Below are five common pitfalls of SEO strategies for online retailers.
01: Flash does not make for good SEO.
A lot of online stores are tempted to insert Flash elements to add a little more pomp to their site designs—but don’t get too trigger-happy with the Flash. Most search engines find it difficult to crawl Flash elements, leading to indexing problems for your site and its pages. If you talk to developers, you might find out that this is a big reason why Flash is starting to become obsolete.
02: Quick product turnover hurts long-term SEO efforts.
If you’re focusing on driving traffic to product pages, turning over specific products in short amounts of time won’t help your long-term SEO efforts. Of course, turning over stock quickly is great for business. Instead of product pages, focus on category pages that retain their URLs even as your stock changes; that way, long-term SEO efforts will drive more shoppers to your site.
03: Don’t ignore your page titles and meta data.

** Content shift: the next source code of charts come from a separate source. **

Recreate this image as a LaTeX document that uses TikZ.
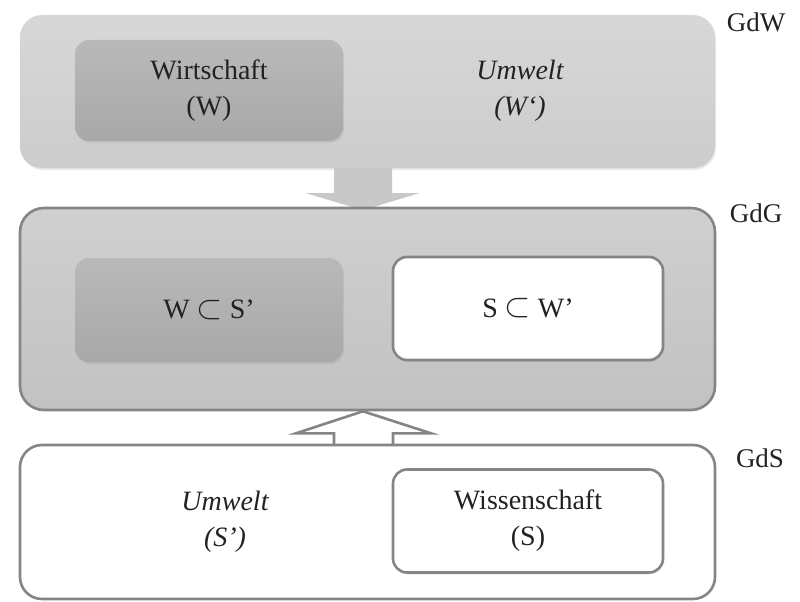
\documentclass[tikz,border=0pt]{standalone}
\usepackage{fontspec}
\setmainfont{Liberation Serif}
\usetikzlibrary{calc,shadows}
\definecolor{bordergray}{HTML}{858585}
\definecolor{txt}{HTML}{222222}
\newcommand{\mysub}{\raisebox{0.5pt}{\scalebox{1.35}{$\subset$}}}
\begin{document}
\begin{tikzpicture}[x=1pt,y=-1pt,
  every node/.style={text=txt,font=\fontsize{28}{34}\selectfont,align=center},
  outerlight/.style={rounded corners=22pt,top color=gray!31,bottom color=gray!40,
    drop shadow={opacity=0.18,shadow xshift=1pt,shadow yshift=-2pt}},
  outermid/.style={rounded corners=24pt,top color=gray!37,bottom color=gray!48,
    draw=bordergray,line width=2.6pt},
  outerwhite/.style={rounded corners=22pt,fill=white,draw=bordergray,line width=2.6pt},
  innerdark/.style={rounded corners=14pt,top color=gray!55,bottom color=gray!68,
    drop shadow={opacity=0.15,shadow xshift=1pt,shadow yshift=-2pt}},
  innerwhite/.style={rounded corners=14pt,fill=white,draw=bordergray,line width=2.6pt,
    drop shadow={opacity=0.15,shadow xshift=1pt,shadow yshift=-2pt}},
  lbl/.style={font=\fontsize{27}{32}\selectfont}
]
\useasboundingbox (0,0) rectangle (800,602);

% top box
\node[outerlight,minimum width=695pt,minimum height=153pt] (gdw) at (367.5,91.5) {};
\node[innerdark,minimum width=268pt,minimum height=101pt] (wirt) at (209,90.5) {};
\node at (wirt) {Wirtschaft\\[2pt](W)};
\node (umw) at (520,90.5) {\itshape Umwelt\\[2pt]\itshape (W‘)};
\node[lbl] (lgdw) at (756,22) {GdW};

% down arrow
\coordinate (da) at (gdw.south -| 363,0);
\fill[gray!43] ($(da)+(-29,0)$) -- ($(da)+(29,0)$) -- ($(da)+(29,25)$) -- ($(da)+(56,25)$)
  -- ($(da)+(0,42)$) -- ($(da)+(-57,25)$) -- ($(da)+(-29,25)$) -- cycle;

% middle box
\node[outermid,minimum width=695pt,minimum height=202pt] (gdg) at (367.5,309) {};
\node[innerdark,minimum width=268pt,minimum height=104pt] (wsub) at (209,310) {};
\node at (wsub) {W \mysub\ S’};
\node[innerwhite,minimum width=270pt,minimum height=103pt] (ssub) at (528,308.5) {S \mysub\ W’};
\node[lbl] (lgdg) at (756,213) {GdG};

% up arrow
\coordinate (ua) at (gdg.south -| 363,0);
\draw[bordergray,line width=2.6pt,fill=white,line join=miter]
  ($(ua)+(-29,35)$) -- ($(ua)+(-29,22)$) -- ($(ua)+(-67,22)$) -- (ua)
  -- ($(ua)+(68,22)$) -- ($(ua)+(30,22)$) -- ($(ua)+(30,35)$);

% bottom box
\node[outerwhite,minimum width=695pt,minimum height=154pt] (gds) at (367.5,522) {};
\node (umws) at (225,522) {\itshape Umwelt\\[2pt]\itshape (S’)};
\node[innerwhite,minimum width=270pt,minimum height=103pt] (wiss) at (528,521) {Wissenschaft\\[2pt](S)};
\node[lbl] (lgds) at (760,458) {GdS};
\end{tikzpicture}
\end{document}
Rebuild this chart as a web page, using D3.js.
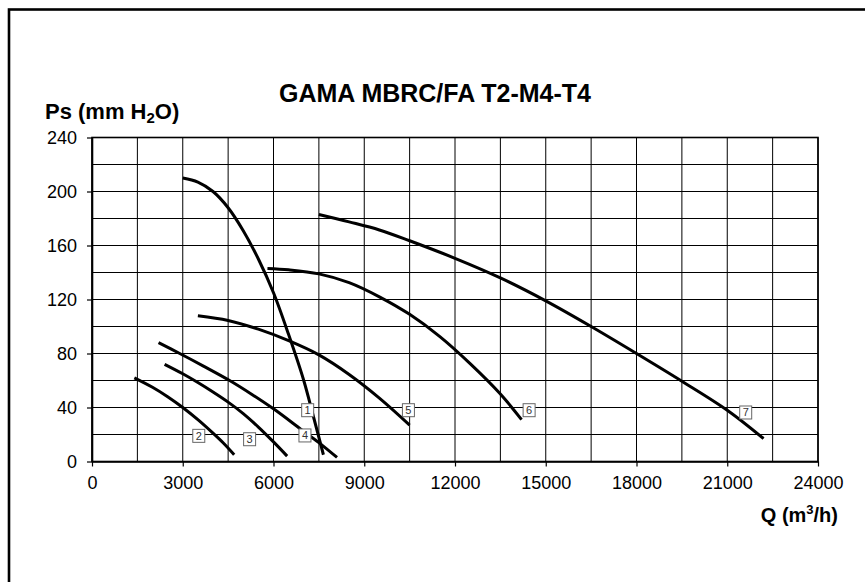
<!DOCTYPE html>
<html>
<head>
<meta charset="utf-8">
<script src="https://d3js.org/d3.v7.min.js"></script>
<style>
  body { margin: 0; background: #fff; }
  svg { display: block; font-family: "Liberation Sans", Arial, sans-serif; }
</style>
</head>
<body>
<script>
'use strict';

// curve data: Q (m3/h) and Ps (mm H2O)
const curve1Q = [3000, 3500, 4000, 4500, 5000, 5500, 6000, 6500, 7000, 7300, 7650];
const curve1Ps = [210, 207, 200, 188, 171, 150, 125, 94, 60, 35, 5];
const curve2Q = [1400, 2000, 2500, 3000, 3500, 4000, 4350, 4700];
const curve2Ps = [62, 55, 48, 40, 31, 21, 13.5, 5];
const curve3Q = [2400, 3000, 3500, 4000, 4500, 5000, 5500, 6000, 6450];
const curve3Ps = [72, 65, 58.5, 51.5, 44, 35.5, 25.5, 14.5, 4];
const curve4Q = [2200, 2900, 3700, 4550, 5300, 6000, 6900, 7500, 8100];
const curve4Ps = [88, 80, 70.5, 60, 49.5, 39, 24, 14, 3];
const curve5Q = [3500, 4500, 5500, 6500, 7500, 8500, 9500, 10500];
const curve5Ps = [108, 104.5, 98, 89.5, 79, 64.5, 47, 27];
const curve6Q = [5800, 6500, 7500, 8500, 9500, 10500, 11500, 12500, 13500, 14200];
const curve6Ps = [143, 142, 139, 132.5, 122, 109, 92.5, 72.5, 50, 31];
const curve7Q = [7500, 8500, 9500, 10500, 12000, 13500, 15000, 16500, 18000, 19500, 21000, 22200];
const curve7Ps = [183, 177.5, 171.5, 163.5, 150.5, 136, 119, 100, 80, 59.5, 38, 17];

// numbered tags next to each curve
const tagNames = ["1", "2", "3", "4", "5", "6", "7"];
const tagQ = [7130, 3530, 5210, 7040, 10460, 14450, 21610];
const tagPs = [38, 19, 16.5, 19.3, 38, 38, 36.3];

// axis ticks
const xTicks = [0, 3000, 6000, 9000, 12000, 15000, 18000, 21000, 24000];
const yTicks = [0, 40, 80, 120, 160, 200, 240];
const xGrid = d3.range(0, 24001, 1500);
const yGrid = d3.range(0, 241, 20);

const curves = [
  [curve1Q, curve1Ps], [curve2Q, curve2Ps], [curve3Q, curve3Ps], [curve4Q, curve4Ps],
  [curve5Q, curve5Ps], [curve6Q, curve6Ps], [curve7Q, curve7Ps]
];

const svg = d3.select('body').append('svg')
  .attr('width', 865)
  .attr('height', 582);

// outer frame (runs off the right and bottom edges)
svg.append('rect')
  .attr('x', 9).attr('y', 9.5)
  .attr('width', 900).attr('height', 620)
  .attr('fill', 'none')
  .attr('stroke', '#000')
  .attr('stroke-width', 2.6);

const xScale = d3.scaleLinear().domain([0, 24000]).range([92, 818]);
const yScale = d3.scaleLinear().domain([0, 240]).range([461.5, 137.5]);

// grid
svg.append('g').selectAll('line')
  .data(xGrid)
  .enter().append('line')
    .attr('x1', d => xScale(d)).attr('x2', d => xScale(d))
    .attr('y1', yScale(0)).attr('y2', yScale(240))
    .attr('stroke', '#000').attr('stroke-width', 1);

svg.append('g').selectAll('line')
  .data(yGrid)
  .enter().append('line')
    .attr('x1', xScale(0)).attr('x2', xScale(24000))
    .attr('y1', d => yScale(d)).attr('y2', d => yScale(d))
    .attr('stroke', '#000').attr('stroke-width', 1);

// plot border
svg.append('rect')
  .attr('x', xScale(0)).attr('y', yScale(240))
  .attr('width', xScale(24000) - xScale(0))
  .attr('height', yScale(0) - yScale(240))
  .attr('fill', 'none').attr('stroke', '#000').attr('stroke-width', 1.6);

// axes
const xAxis = d3.axisBottom(xScale).tickValues(xTicks).tickFormat(d3.format('d'))
  .tickSize(5).tickPadding(10).tickSizeOuter(0);
const gx = svg.append('g')
  .attr('transform', `translate(0, ${yScale(0)})`)
  .call(xAxis);

const yAxis = d3.axisLeft(yScale).tickValues(yTicks).tickFormat(d3.format('d'))
  .tickSize(5).tickPadding(10).tickSizeOuter(0);
const gy = svg.append('g')
  .attr('transform', `translate(${xScale(0)}, 0)`)
  .call(yAxis);

[gx, gy].forEach(g => {
  g.select('.domain').attr('stroke', '#000').attr('stroke-width', 1.6);
  g.selectAll('.tick line').attr('stroke', '#000').attr('stroke-width', 1.2);
  g.selectAll('.tick text')
    .attr('fill', '#000')
    .style('font-size', '18px')
    .style('font-family', '"Liberation Sans", Arial, sans-serif');
});
gy.selectAll('.tick text').attr('dy', '0.36em');

// curves
const line = d3.line()
  .x(d => xScale(d[0]))
  .y(d => yScale(d[1]))
  .curve(d3.curveCatmullRom.alpha(0.5));

curves.forEach(c => {
  const pts = c[0].map((q, i) => [q, c[1][i]]);
  svg.append('path')
    .datum(pts)
    .attr('d', line)
    .attr('fill', 'none')
    .attr('stroke', '#000')
    .attr('stroke-width', 3)
    .attr('stroke-linejoin', 'round');
});

// curve tags
tagNames.forEach((name, i) => {
  const cx = xScale(tagQ[i]);
  const cy = yScale(tagPs[i]);
  svg.append('rect')
    .attr('x', cx - 6).attr('y', cy - 6.5)
    .attr('width', 12).attr('height', 13)
    .attr('fill', '#fff')
    .attr('stroke', '#666').attr('stroke-width', 1);
  svg.append('text')
    .attr('x', cx).attr('y', cy + 4)
    .attr('text-anchor', 'middle')
    .style('font-size', '11px')
    .attr('fill', '#333')
    .text(name);
});

// title and axis labels
svg.append('text')
  .attr('x', 435).attr('y', 102)
  .attr('text-anchor', 'middle')
  .style('font-size', '25px').style('font-weight', 'bold')
  .text('GAMA MBRC/FA T2-M4-T4');

const yLab = svg.append('text')
  .attr('x', 45).attr('y', 119)
  .style('font-size', '22px').style('font-weight', 'bold');
yLab.append('tspan').text('Ps (mm H');
yLab.append('tspan').attr('dy', 4).style('font-size', '15px').text('2');
yLab.append('tspan').attr('dy', -4).text('O)');

const xLab = svg.append('text')
  .attr('x', 838).attr('y', 522)
  .attr('text-anchor', 'end')
  .style('font-size', '20px').style('font-weight', 'bold');
xLab.append('tspan').text('Q (m');
xLab.append('tspan').attr('dy', -8).style('font-size', '13px').text('3');
xLab.append('tspan').attr('dy', 8).text('/h)');
</script>
</body>
</html>
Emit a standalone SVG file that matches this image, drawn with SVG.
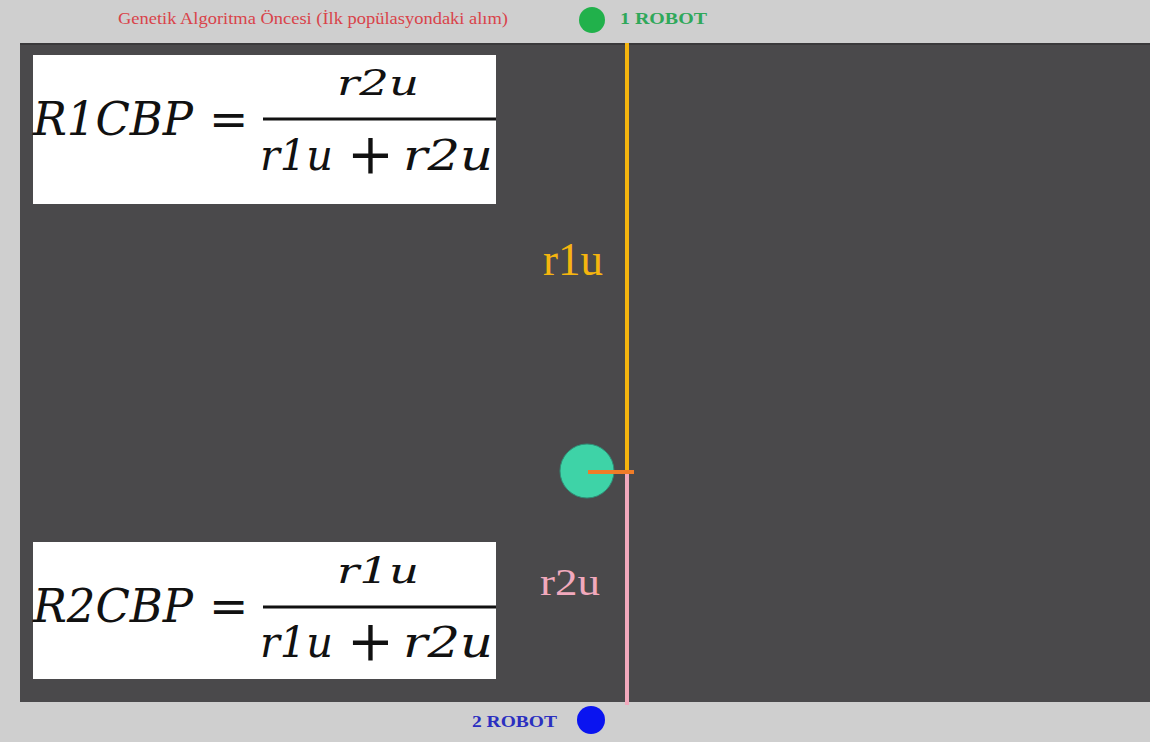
<svg xmlns="http://www.w3.org/2000/svg" width="1150" height="742" viewBox="0 0 1150 742">
<style>
.math{font-family:"DejaVu Serif","Liberation Serif",serif;font-style:italic;fill:#111}
.mop{font-family:"DejaVu Serif","Liberation Serif",serif;fill:#111}
.big{font-size:47px}
.num{font-size:36px}
.den{font-size:42px}
.plus{font-size:56px}
.lbl{font-family:"Liberation Serif","DejaVu Serif",serif}
.rob{font-family:"Liberation Serif","DejaVu Serif",serif;font-size:17px;font-weight:bold}
</style>
<rect x="0" y="0" width="1150" height="742" fill="#cfcfcf"/>
<rect x="20" y="43" width="1130" height="659" fill="#4a494b"/>
<line x1="20" y1="44" x2="1150" y2="44" stroke="#3a393b" stroke-width="2"/>
<g id="title"><text x="118" y="24" font-family="Liberation Serif, serif" font-size="17" fill="#d9434a" textLength="390" lengthAdjust="spacingAndGlyphs">Genetik Algoritma Öncesi (İlk popülasyondaki alım)</text></g>
<g id="robot1"><circle cx="592" cy="20" r="13" fill="#21b14b"/><text class="rob" x="620" y="24" fill="#2fa85a" textLength="87" lengthAdjust="spacingAndGlyphs">1 ROBOT</text></g>
<g id="robot2"><circle cx="591" cy="720" r="14" fill="#0a14f0"/><text class="rob" x="472" y="727" fill="#2b2fc0" textLength="85" lengthAdjust="spacingAndGlyphs">2 ROBOT</text></g>
<g id="connectors">
<line x1="627" y1="43" x2="627" y2="472" stroke="#f5b50f" stroke-width="4"/>
<line x1="627" y1="472" x2="627" y2="705" stroke="#f2a9bd" stroke-width="4"/>
</g>
<g id="agent"><circle cx="587" cy="471" r="27" fill="#3ed3a7" stroke="#2f8f77" stroke-width="1"/><line x1="588" y1="472" x2="634" y2="472" stroke="#f07c28" stroke-width="4"/></g>
<g id="r1u-label"><text class="lbl" x="543" y="275" font-size="46" fill="#f5b50f" textLength="60" lengthAdjust="spacingAndGlyphs">r1u</text></g>
<g id="r2u-label"><text class="lbl" x="540" y="595" font-size="37" fill="#f2a9bd" textLength="60" lengthAdjust="spacingAndGlyphs">r2u</text></g>
<g id="formula1">
<rect x="33" y="55" width="463" height="149" fill="#fff"/>
<text class="math big" x="33" y="135" textLength="160" lengthAdjust="spacingAndGlyphs">R1CBP</text>
<text class="mop big" x="209" y="135">=</text>
<text class="math num" x="337" y="95" textLength="82" lengthAdjust="spacingAndGlyphs">r2u</text>
<line x1="263" y1="119" x2="496" y2="119" stroke="#111" stroke-width="3"/>
<text class="math den" x="260" y="170" textLength="73" lengthAdjust="spacingAndGlyphs">r1u</text>
<text class="mop plus" x="347" y="173">+</text>
<text class="math den" x="403" y="170" textLength="90" lengthAdjust="spacingAndGlyphs">r2u</text>
</g>
<g id="formula2">
<rect x="33" y="542" width="463" height="137" fill="#fff"/>
<text class="math big" x="33" y="622" textLength="160" lengthAdjust="spacingAndGlyphs">R2CBP</text>
<text class="mop big" x="209" y="622">=</text>
<text class="math num" x="337" y="583" textLength="82" lengthAdjust="spacingAndGlyphs">r1u</text>
<line x1="263" y1="607" x2="496" y2="607" stroke="#111" stroke-width="3"/>
<text class="math den" x="260" y="657" textLength="73" lengthAdjust="spacingAndGlyphs">r1u</text>
<text class="mop plus" x="347" y="660">+</text>
<text class="math den" x="403" y="657" textLength="90" lengthAdjust="spacingAndGlyphs">r2u</text>
</g>
</svg>
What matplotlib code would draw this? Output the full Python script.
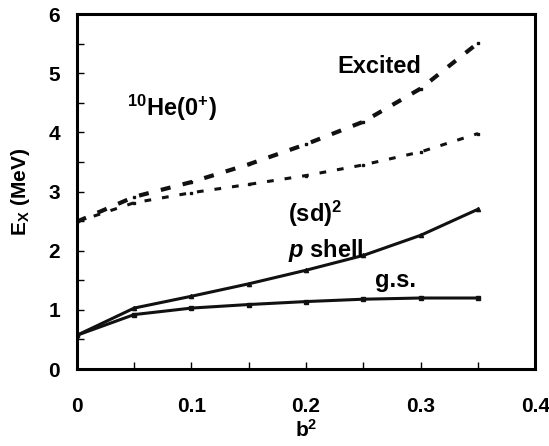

Your shopping cart software should give you the ability to edit your page titles and meta data—crucial parts of SEO work. Descriptions, titles and other data should be comprehensive and unique—otherwise, the search engines won’t take your site seriously.
04: Duplicating content won’t get you penalized but it won’t help, either.
Duplicate pages won’t go recognized as separate entries for your SEO rankings. Only unique content will do that, so if you’re using duplicate content, make sure you do so sparsely if you’re focusing on SEO value.
05: Hidden text is filtered as spam by search engines.
In the beginning of SEO strategy, a lot of pages used hidden text to artificially increase search engine relevance. Unfortunately, this practice was quickly phased out as search engine spam filters became more sophisticated. You may get penalized for hidden text—but at the very least, it’ll be a lot of wasted time.